The U.S. Supreme Court has ruled that contracts requiring individualized arbitration of employment-related disputes are enforceable and do not violate section 7 of the National Labor Relations Act (NLRA).
Some employers require their employees to enter into agreements binding the parties to arbitrate employment-related disputes. In recent years, many of those employers have drafted their mandatory-arbitration agreements to prohibit employees from pursuing class or collective actions, which can be costly and eliminate the informality and speed of arbitration. For example, the plaintiffs in the three cases decided by the Supreme Court on May 21, 2018, agreed not to pursue unpaid overtime claims under the Fair Labor Standards Act (FLSA) on behalf of other employees in class or collective actions.

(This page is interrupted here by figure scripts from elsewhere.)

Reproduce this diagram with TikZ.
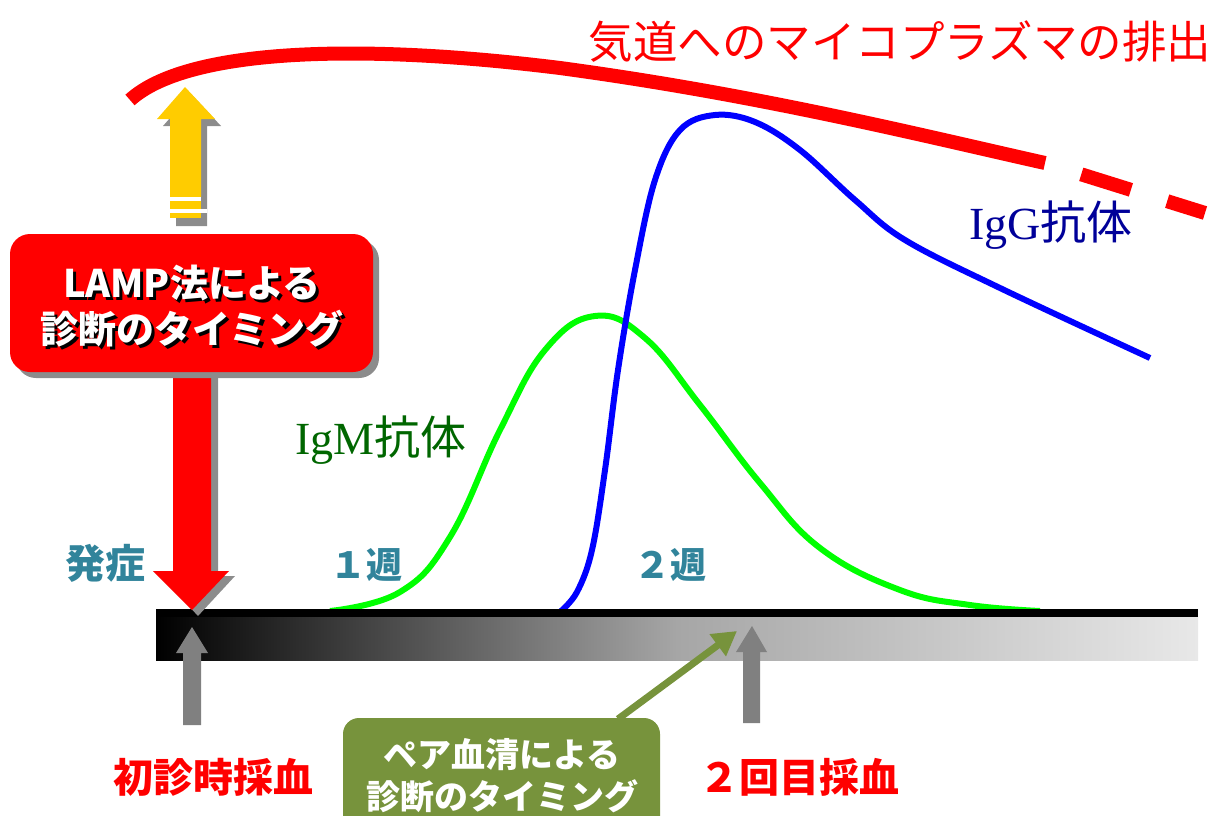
\documentclass[tikz,border=0pt]{standalone}
\usepackage{fontspec}
\setmainfont{Liberation Serif}
\newfontfamily\jp{Noto Sans CJK JP}
\usetikzlibrary{arrows.meta}
\definecolor{tealtxt}{HTML}{31849B}
\definecolor{olivebox}{HTML}{77933C}
\definecolor{gold}{HTML}{FFCC00}
\definecolor{shadowgray}{HTML}{8C8C8C}
\definecolor{igmgreen}{HTML}{006600}
\definecolor{iggblue}{HTML}{000099}
\definecolor{barmid}{HTML}{A6A6A6}
\definecolor{barend}{HTML}{E8E8E8}
\begin{document}
\begin{tikzpicture}[x=1pt,y=-1pt,
  jpbig/.style={font=\jp\bfseries\fontsize{40}{46}\selectfont},
  boxtext/.style={font=\jp\bfseries\fontsize{38}{48}\selectfont, align=center, inner sep=0pt},
  serlabel/.style={font=\fontsize{46}{50}\selectfont, inner sep=0pt},
]
\useasboundingbox (0,0) rectangle (1213,816);

% excretion curve
\draw[red, line width=14pt] (130,100) .. controls (185,50) and (350,42) .. (560,68)
   .. controls (760,95) and (920,135) .. (1045,163);
\coordinate (rs) at (1045,163);
\coordinate (re) at (1205,213);
\draw[red, line width=14pt, dash pattern=on 52pt off 38pt, dash phase=52pt] (rs) -- (re);
\node[red, font=\jp\fontsize{44.5}{50}\selectfont, inner sep=0pt] (title) at (900,42) {気道へのマイコプラズマの排出};

% IgM curve
\draw[green, line width=6pt] plot[smooth, tension=0.7] coordinates {(330,611) (400,592) (450,537) (500,430) (545,350) (595,316) (645,338) (700,405) (760,483) (820,548) (900,590) (970,605) (1040,611)};
% IgG curve
\draw[blue, line width=6pt] plot[smooth, tension=0.6] coordinates {(560,612) (577,592) (592,550) (605,470) (618,370) (635,270) (655,180) (680,130) (715,115) (755,122) (800,150) (855,200) (905,240) (1000,288) (1150,358)};

\node[serlabel, text=igmgreen] (igm) at (381,440) {IgM{\jp 抗体}};
\node[serlabel, text=iggblue] (igg) at (1051,225) {IgG{\jp 抗体}};

% time bar
\shade[left color=black, right color=barend, middle color=barmid] (156,609) rectangle (1198,660);
\fill[black] (156,609) rectangle (1198,617);

% yellow arrow
\fill[shadowgray] (176,226) -- (176,126) -- (163,126) -- (191,94) -- (221,126) -- (207,126) -- (207,226) -- cycle;
\fill[gold] (170,197) -- (170,119) -- (157,119) -- (185,87) -- (215,119) -- (201,119) -- (201,197) -- cycle;
\fill[white] (170,197) rectangle (201,201);
\fill[gold] (170,201) rectangle (201,209);
\fill[white] (170,209) rectangle (207,213);
\fill[gold] (170,213) rectangle (201,218);

% red LAMP box with shadow and down arrow
\fill[shadowgray] (179,376) -- (179,576) -- (161,576) -- (198,616) -- (235,576) -- (218,576) -- (218,376) -- cycle;
\fill[red] (173,370) -- (173,571) -- (153,571) -- (192,610) -- (229,571) -- (211,571) -- (211,370) -- cycle;
\fill[shadowgray, rounded corners=20pt] (16,240) rectangle (379,378);
\node[fill=red, rounded corners=20pt, minimum width=363pt, minimum height=138pt, inner sep=0pt] (lamp) at (191.5,303) {};
\node[boxtext, text=black] (lampsh) at (195,309) {LAMP法による\\[-2pt]診断のタイミング};
\node[boxtext, text=white] (lamptext) at (192,306) {LAMP法による\\[-2pt]診断のタイミング};

% labels on axis
\node[jpbig, text=tealtxt, inner sep=0pt] (onset) at (105,563) {発症};
\node[font=\jp\bfseries\fontsize{36}{40}\selectfont, text=tealtxt, inner sep=0pt] (w1) at (366,565) {１週};
\node[font=\jp\bfseries\fontsize{36}{40}\selectfont, text=tealtxt, inner sep=0pt] (w2) at (670,565) {２週};

% gray sampling arrows
\fill[gray] (183,725) -- (183,653) -- (176,653) -- (192,627) -- (208,653) -- (201,653) -- (201,725) -- cycle;
\fill[gray] (743,723) -- (743,652) -- (736,652) -- (752,626) -- (767,652) -- (760,652) -- (760,723) -- cycle;
\node[jpbig, text=red, inner sep=0pt] (first) at (213,777) {初診時採血};
\node[jpbig, text=red, inner sep=0pt] (second) at (799,777) {２回目採血};

% paired serum box
\node[fill=olivebox, rounded corners=16pt, minimum width=317pt, minimum height=120pt, inner sep=0pt] (pair) at (501.5,778) {};
\node[font=\jp\bfseries\fontsize{34}{42}\selectfont, text=white, align=center, inner sep=0pt] (pairtext) at (502,776) {ペア血清による\\診断のタイミング};
\coordinate (ptip) at (737,631);
\draw[olivebox, line width=7pt, -{Triangle[length=24pt,width=26pt]}] (618,719) -- (ptip);
\end{tikzpicture}
\end{document}
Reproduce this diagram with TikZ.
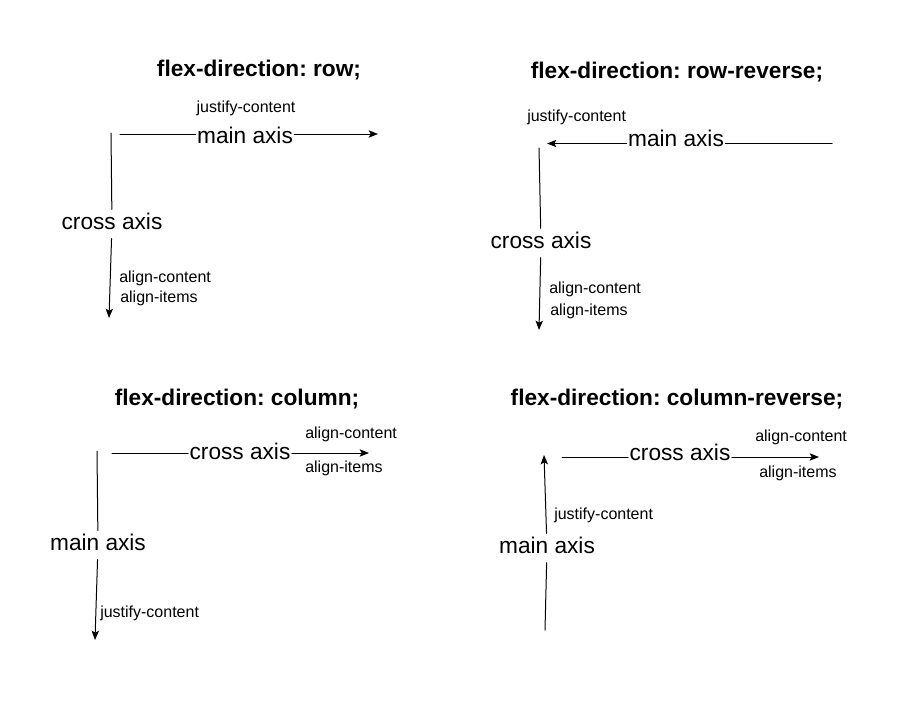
\documentclass[tikz,border=0pt]{standalone}
\usepackage{fontspec}
\setmainfont{Liberation Sans}
\frenchspacing
\usetikzlibrary{arrows.meta}

\begin{document}
\begin{tikzpicture}[line cap=round,line join=round,>={Stealth[length=7pt,width=5.5pt,inset=1.5pt]},x=0.75pt,y=-0.75pt,
  heading/.style={font=\bfseries\fontsize{17}{20}\selectfont},
  axislabel/.style={font=\fontsize{17}{20}\selectfont,inner xsep=1pt,inner ysep=2.25pt,text height=12.75pt,text depth=4.25pt},
  keyword/.style={font=\fontsize{12}{14}\selectfont,inner sep=0pt},
  axisline/.style={line width=0.75pt}]
\useasboundingbox (0,0) rectangle (916,700);
% flex-direction: row
\node[heading] (title1) at (259,70) {flex-direction: row;};
\coordinate (r1s) at (120,134);
\coordinate (r1e) at (378,134);
\node[axislabel] (main1) at (245,138) {main axis};
\draw[axisline] (r1s) -- (main1.west|-r1s);
\draw[axisline,->] (main1.east|-r1s) -- (r1e);
\node[keyword] (jc1) at (246,108) {justify-content};
\coordinate (c1s) at (111,133);
\coordinate (c1e) at (109,318);
\node[axislabel] (cross1) at (112,224) {cross axis};
\draw[axisline] (c1s) -- (cross1);
\draw[axisline,->] (cross1) -- (c1e);
\node[keyword,anchor=west] (ac1) at (119,278) {align-content};
\node[keyword,anchor=west] (ai1) at (120,298) {align-items};
% flex-direction: row-reverse
\node[heading] (title2) at (677,72) {flex-direction: row-reverse;};
\coordinate (r2s) at (832,143.5);
\coordinate (r2e) at (547,143.5);
\node[axislabel] (main2) at (676,141) {main axis};
\draw[axisline] (r2s) -- (main2.east|-r2s);
\draw[axisline,->] (main2.west|-r2s) -- (r2e);
\node[keyword,anchor=west] (jc2) at (527,117) {justify-content};
\coordinate (c2s) at (539,148);
\coordinate (c2e) at (539,330);
\node[axislabel] (cross2) at (541,243) {cross axis};
\draw[axisline] (c2s) -- (cross2);
\draw[axisline,->] (cross2) -- (c2e);
\node[keyword,anchor=west] (ac2) at (549,289) {align-content};
\node[keyword,anchor=west] (ai2) at (550,311) {align-items};
% flex-direction: column
\node[heading] (title3) at (237,399) {flex-direction: column;};
\coordinate (r3s) at (112,453);
\coordinate (r3e) at (369,453);
\node[axislabel] (cross3) at (240,454) {cross axis};
\draw[axisline] (r3s) -- (cross3.west|-r3s);
\draw[axisline,->] (cross3.east|-r3s) -- (r3e);
\node[keyword,anchor=west] (ac3) at (305,434) {align-content};
\node[keyword,anchor=west] (ai3) at (305,468) {align-items};
\coordinate (c3s) at (97,451);
\coordinate (c3e) at (95,640);
\node[axislabel] (main3) at (98,545) {main axis};
\draw[axisline] (c3s) -- (main3);
\draw[axisline,->] (main3) -- (c3e);
\node[keyword,anchor=west] (jc3) at (100,613) {justify-content};
% flex-direction: column-reverse
\node[heading] (title4) at (677,399) {flex-direction: column-reverse;};
\coordinate (r4s) at (562,457);
\coordinate (r4e) at (819,457);
\node[axislabel] (cross4) at (680,455) {cross axis};
\draw[axisline] (r4s) -- (cross4.west|-r4s);
\draw[axisline,->] (cross4.east|-r4s) -- (r4e);
\node[keyword,anchor=west] (ac4) at (755,437) {align-content};
\node[keyword,anchor=west] (ai4) at (759,473) {align-items};
\coordinate (c4s) at (545,630);
\coordinate (c4e) at (544,455);
\node[axislabel] (main4) at (547,548) {main axis};
\draw[axisline] (c4s) -- (main4);
\draw[axisline,->] (main4) -- (c4e);
\node[keyword,anchor=west] (jc4) at (554,515) {justify-content};
\end{tikzpicture}
\end{document}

In a reversal of its prior position, the National Labor Relations Board ruled in 2012 that arbitration agreements including class or collective action waivers violate section 7 of the NLRA, which permits employees to engage in “concerted activities for the purpose of collective bargaining or other mutual aid and protection.” D.R. Horton, Inc., 357 N.L.R.B. 2277. The Fifth Circuit Court of Appeals overturned the board’s decision, and the Second and Eleventh Circuits rendered similar decisions. But the Seventh and Ninth Circuits sided with the board, creating a circuit split that the Supreme Court stepped in to resolve.
The Court’s Decision
The Supreme Court’s decision can be summarized as follows:
- The Federal Arbitration Act (FAA) evinces a strong federal policy favoring arbitration on the terms agreed upon by the parties, including class- or collective-action waivers.
- The NLRA does not mention class- or collective-action procedures, and it cannot be said to overrule the FAA by implication.
- Section 7 of the NLRA protects rights related to union organization and collective bargaining, which do not encompass rights to bring class or collective actions.
- The board’s interpretation of the NLRA is not entitled to deference because it limits the FAA, a statute that the board does not administer.